Fellow Indianapolis 500 winners Juan Pablo Montoya and Dario Franchitti, and NASCAR's Jamie McMurray were getting set to take over for Dixon. While still early in the race, the star-studded lineup was only getting stronger as the rain subsided.
Other drivers tested the track too early.
There were four cautions, including at the start with rain still falling, before the green flag was waved five laps into the race. Ricardo Zonta held a brief lead until he hit a turn too fast, braked too hard trying to recover and spun out into the tire wall like so many others in the back.
"The first three laps were extremely difficult. It was very hard to put the power down and have any kind of hope to keep the grip," said actor Patrick Dempsey, who had the No. 40 car in the pack of the other GTs. "It was certainly great television and fun to watch."
But there still was plenty of time to catch up.
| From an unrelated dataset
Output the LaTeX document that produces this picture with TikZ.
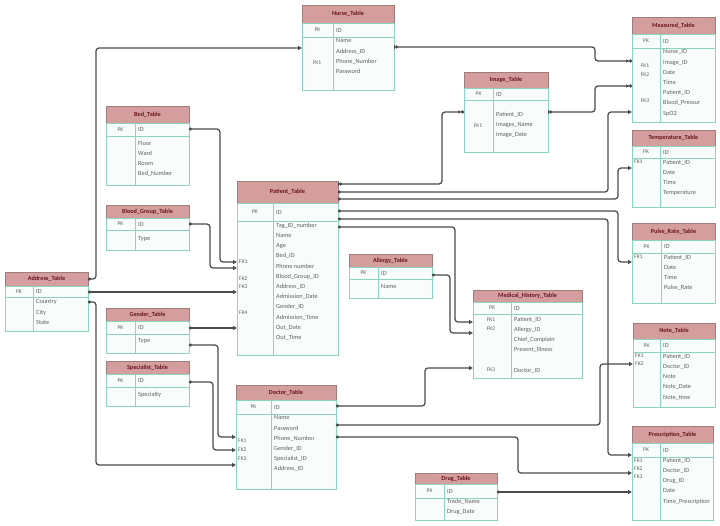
\documentclass[tikz,border=0pt]{standalone}
\usepackage{fontspec}
\setmainfont{Carlito}
\usetikzlibrary{arrows.meta,calc}
\definecolor{hdrfill}{RGB}{212,158,158}
\definecolor{hdrdraw}{RGB}{160,125,125}
\definecolor{bodydraw}{RGB}{140,212,190}
\definecolor{bodyfill}{RGB}{248,253,251}
\definecolor{titlec}{RGB}{105,20,30}
\definecolor{textc}{RGB}{95,95,95}
\definecolor{linec}{RGB}{75,75,75}
\tikzset{
  hdr/.style={draw=hdrdraw, fill=hdrfill, inner sep=0pt, outer sep=0pt, line width=0.5pt,
    font=\fontsize{6.2}{7}\selectfont\bfseries, text=titlec},
  tabbox/.style={draw=bodydraw, fill=bodyfill, inner sep=0pt, outer sep=0pt, line width=0.6pt},
  divline/.style={draw=bodydraw, line width=0.6pt},
  keytext/.style={font=\fontsize{5.6}{6}\selectfont, text=textc, inner sep=0pt},
  fieldtext/.style={font=\fontsize{6.3}{10.2}\selectfont, text=textc, inner sep=0pt, align=left},
  rel/.style={draw=linec, line width=1.25pt, rounded corners=3pt,
    {Circle[length=2.8pt]}-{Bar[width=4.5pt]Latex[length=3pt,width=3.5pt]}},
  relo/.style={draw=linec, line width=1.25pt, rounded corners=3pt,
    {Bar[width=4.5pt]Circle[length=2.8pt]}-{Latex[length=3pt,width=3.5pt]Circle[open,length=3pt]}},
}
% #1 id, #2 left, #3 top, #4 right, #5 divider x, #6 header bottom, #7 pk bottom, #8 bottom, #9 title
\newcommand\ertable[9]{%
  \node[hdr, minimum width={(#4-#2)*1pt}, minimum height={(#6-#3)*1pt}, anchor=north west] (#1H) at (#2,#3) {#9};
  \node[tabbox, minimum width={(#4-#2)*1pt}, minimum height={(#7-#6)*1pt}, anchor=north west] (#1K) at (#2,#6) {};
  \node[tabbox, minimum width={(#4-#2)*1pt}, minimum height={(#8-#7)*1pt}, anchor=north west] (#1B) at (#2,#7) {};
  \draw[divline] (#5,#6) -- (#5,#8);
  \node[keytext] (#1pk) at ({(#2+#5)/2},{(#6+#7)/2}) {PK};
  \node[fieldtext, anchor=west] (#1id) at ({#5+3},{(#6+#7)/2}) {ID};
}
% #1 id, #2 divider x, #3 first row centre y, #4 fields
\newcommand\erfields[4]{%
  \node[fieldtext, anchor=north west] (#1F) at ({#2+3},{#3-3.3}) {#4};
}
\begin{document}
\begin{tikzpicture}[x=1pt,y=-1pt]
\useasboundingbox (0,0) rectangle (720,526);
\fill[white] (0,0) rectangle (720,526);

% ---------- tables ----------
\ertable{nur}{302}{5}{394}{333}{23}{37}{90}{Nurse\_Table}
\erfields{nur}{333}{42}{Name\\Address\_ID\\Phone\_Number\\Password}
\node[keytext] (nurFK1) at (317,63) {FK1};

\ertable{mea}{632}{17}{715}{660}{34}{48}{122}{Measured\_Table}
\erfields{mea}{660}{53}{Nurse\_ID\\Image\_ID\\Date\\Time\\Patient\_ID\\Blood\_Pressur\\SpO2}
\node[keytext] (meaFK1) at (645,66) {FK1};
\node[keytext] (meaFK2) at (645,75) {FK2};
\node[keytext] (meaFK3) at (645,101) {FK3};

\ertable{img}{464}{72}{548}{493}{88}{100}{152}{Image\_Table}
\erfields{img}{493}{115}{Patient\_ID\\Images\_Name\\Image\_Date}
\node[keytext] (imgFK1) at (478,126) {FK1};

\ertable{bed}{106}{106}{189}{135}{123}{136}{185}{Bed\_Table}
\erfields{bed}{135}{144}{Floor\\Ward\\Room\\Bed\_Number}

\ertable{tmp}{632}{130}{715}{660}{146}{158}{207}{Temperature\_Table}
\erfields{tmp}{660}{163}{Patient\_ID\\Date\\Time\\Temperature}
\node[keytext, anchor=west] (tmpFK1) at (634,162) {FK1};

\ertable{pat}{237}{181}{338}{273}{203}{221}{355}{Patient\_Table}
\erfields{pat}{273}{226}{Tag\_ID\_number\\Name\\Age\\Bed\_ID\\Phone number\\Blood\_Group\_ID\\Address\_ID\\Admission\_Date\\Gender\_ID\\Admission\_Time\\Out\_Date\\Out\_Time}
\node[keytext, anchor=west] (patFK1) at (239,262) {FK1};
\node[keytext, anchor=west] (patFK2) at (239,279) {FK2};
\node[keytext, anchor=west] (patFK3) at (239,287) {FK3};
\node[keytext, anchor=west] (patFK4) at (239,313) {FK4};

\ertable{bld}{106}{205}{189}{135}{218}{230}{250}{Blood\_Group\_Table}
\erfields{bld}{135}{240}{Type}

\ertable{pul}{632}{223}{715}{661}{240}{253}{303}{Pulse\_Rate\_Table}
\erfields{pul}{661}{258}{Patient\_ID\\Date\\Time\\Pulse\_Rate}
\node[keytext, anchor=west] (pulFK1) at (634,257) {FK1};

\ertable{adr}{5}{272}{88}{33}{286}{297}{331}{Address\_Table}
\erfields{adr}{33}{303}{Country\\City\\State}

\ertable{alg}{349}{254}{432}{378}{267}{279}{298}{Allergy\_Table}
\erfields{alg}{378}{288}{Name}

\ertable{mh}{473}{290}{582}{511}{302}{314}{378}{Medical\_History\_Table}
\erfields{mh}{511}{320}{Patient\_ID\\Allergy\_ID\\Chief\_Complain\\Present\_Illness\\~\\Doctor\_ID}
\node[keytext] (mhFK1) at (491,320) {FK1};
\node[keytext] (mhFK2) at (491,329) {FK2};
\node[keytext] (mhFK3) at (491,370) {FK3};

\ertable{gen}{106}{308}{189}{135}{321}{334}{353}{Gender\_Table}
\erfields{gen}{135}{342}{Type}

\ertable{note}{633}{323}{715}{660}{339}{352}{407}{Note\_Table}
\erfields{note}{660}{357}{Patient\_ID\\Doctor\_ID\\Note\\Note\_Date\\Note\_time}
\node[keytext, anchor=west] (noteFK1) at (635,356) {FK1};
\node[keytext, anchor=west] (noteFK2) at (635,364) {FK2};

\ertable{spe}{106}{361}{189}{135}{374}{387}{406}{Specialist\_Table}
\erfields{spe}{135}{395}{Specialty}

\ertable{doc}{236}{385}{336}{271}{400}{414}{489}{Doctor\_Table}
\erfields{doc}{271}{419}{Name\\Password\\Phone\_Number\\Gender\_ID\\Specialist\_ID\\Address\_ID}
\node[keytext, anchor=west] (docFK1) at (238,441) {FK1};
\node[keytext, anchor=west] (docFK2) at (238,450) {FK2};
\node[keytext, anchor=west] (docFK3) at (238,459) {FK3};

\ertable{pre}{632}{426}{713}{660}{443}{457}{520}{Prescription\_Table}
\erfields{pre}{660}{461}{Patient\_ID\\Doctor\_ID\\Drug\_ID\\Date\\Time\_Prescription}
\node[keytext, anchor=west] (preFK1) at (634,461) {FK1};
\node[keytext, anchor=west] (preFK2) at (634,469) {FK2};
\node[keytext, anchor=west] (preFK3) at (634,477) {FK3};

\ertable{drg}{415}{473}{497}{444}{484}{498}{520}{Drug\_Table}
\erfields{drg}{444}{502}{Trade\_Name\\Drug\_Date}

% ---------- relations ----------
\draw[relo] (patH.east |- 0,184) -| (442,112) -- (imgB.west |- 0,112);
\draw[rel] (patH.east |- 0,192) -| (608,112) -- (meaB.west |- 0,112);
\draw[rel] (patH.east |- 0,199) -| (618,168) -- (tmpB.west |- 0,168);
\draw[rel] (patK.east |- 0,211) -| (618,262) -- (pulB.west |- 0,262);
\draw[rel] (patK.east |- 0,219) -| (608,455) -- (preK.west |- 0,455);
\draw[rel] (patB.east |- 0,227) -| (455,322) -- (mhB.west |- 0,322);
\draw[rel] (algK.east |- 0,275) -| (450,333) -- (mhB.west |- 0,333);
\draw[relo] (nurB.east |- 0,47) -| (595,61) -- (meaB.west |- 0,61);
\draw[relo] (imgB.east |- 0,112) -| (595,86) -- (meaB.west |- 0,86);
\draw[rel] (adrH.east |- 0,279) -| (96,48) -- (nurB.west |- 0,48);
\draw[rel] (adrK.east |- 0,292) -- (patB.west |- 0,292);
\draw[rel] (adrB.east |- 0,302) -| (96,465) -- (docB.west |- 0,465);
\draw[rel] (bedK.east |- 0,129) -| (220,262) -- (patB.west |- 0,262);
\draw[rel] (bldK.east |- 0,224) -| (210,268) -- (patB.west |- 0,268);
\draw[rel] (genK.east |- 0,328) -- (patB.west |- 0,328);
\draw[rel] (genB.east |- 0,345) -| (218,437) -- (docB.west |- 0,437);
\draw[rel] (speK.east |- 0,382) -| (213,450) -- (docB.west |- 0,450);
\draw[rel] (docK.east |- 0,406) -| (425,368) -- (mhB.west |- 0,368);
\draw[rel] (docB.east |- 0,425) -| (600,364) -- (noteB.west |- 0,364);
\draw[rel] (docB.east |- 0,437) -| (518,473) -- (preB.west |- 0,473);
\draw[rel] (drgK.east |- 0,492) -- (preB.west |- 0,492);
\end{tikzpicture}
\end{document}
That alone was enough for the 44-car field _ that included 29 of the slower GT class cars _ to keep hope alive. The 3.5-mile (5.7-kilometer) road course that encompasses about three-fourths of the NASCAR oval was drying but some water hadn't receded.
The flat infield course had a few puddles and was perhaps the most difficult to navigate at the start, especially with Daytona Prototypes trying to weave around the GT cars.
"On some of those restarts," Gurney said, "guys weren't starting like it was 24 hours."